I have this boruta code, and I want to generate the results in pandas with columns included
model = RandomForestRegressor(n_estimators=100, max_depth=5, random_state=42)
# let's initialize Boruta
feat_selector = BorutaPy(
verbose=2,
estimator=model,
n_estimators='auto',
max_iter=10, # numero di iterazioni da fare
random_state=42,
)
# train Boruta
# N.B.: X and y must be numpy arrays
feat_selector.fit(np.array(X), np.array(y))
# print support and ranking for each feature
print("\n------Support and Ranking for each feature------\n")
for i in range(len(feat_selector.support_)):
if feat_selector.support_[i]:
print("Passes the test: ", X.columns[i],
" - Ranking: ", feat_selector.ranking_[i], "✔️")
else:
print("Doesn't pass the test: ",
X.columns[i], " - Ranking: ", feat_selector.ranking_[i], "❌")

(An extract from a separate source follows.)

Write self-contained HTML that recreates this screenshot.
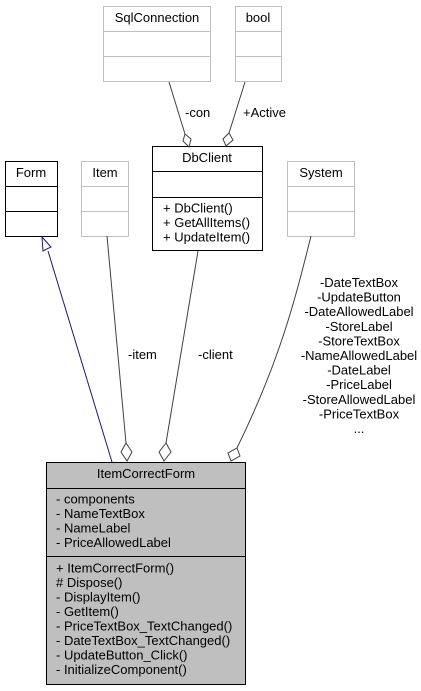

# features selected by Boruta
X_filtered = feat_selector.transform(np.array(X))
My selected result is this:
X.columns[feat_selector.support_]
Index(['J80', 'J100', 'J160', 'J200', 'J250'], dtype='object')
X_filtered
array([[12.73363 , 8.518314 , 5.2625847 , ..., 0.06733382]])
How do I generate the result in Pandas dataframe with the headers? Now I have up to 25 headers.
Since support_
is a boolean mask, you can index the columns and create a new dataframe.
X_filtered = pd.DataFrame(
feat_selector.transform(X.values),
columns=X.columns[feat_selector.support_]
)
Then again, with the latest master version, you can pass a dataframe to transform()
and flag return_df=True
. So that would look like:
X_filtered = feat_selector.transform(X, return_df=True)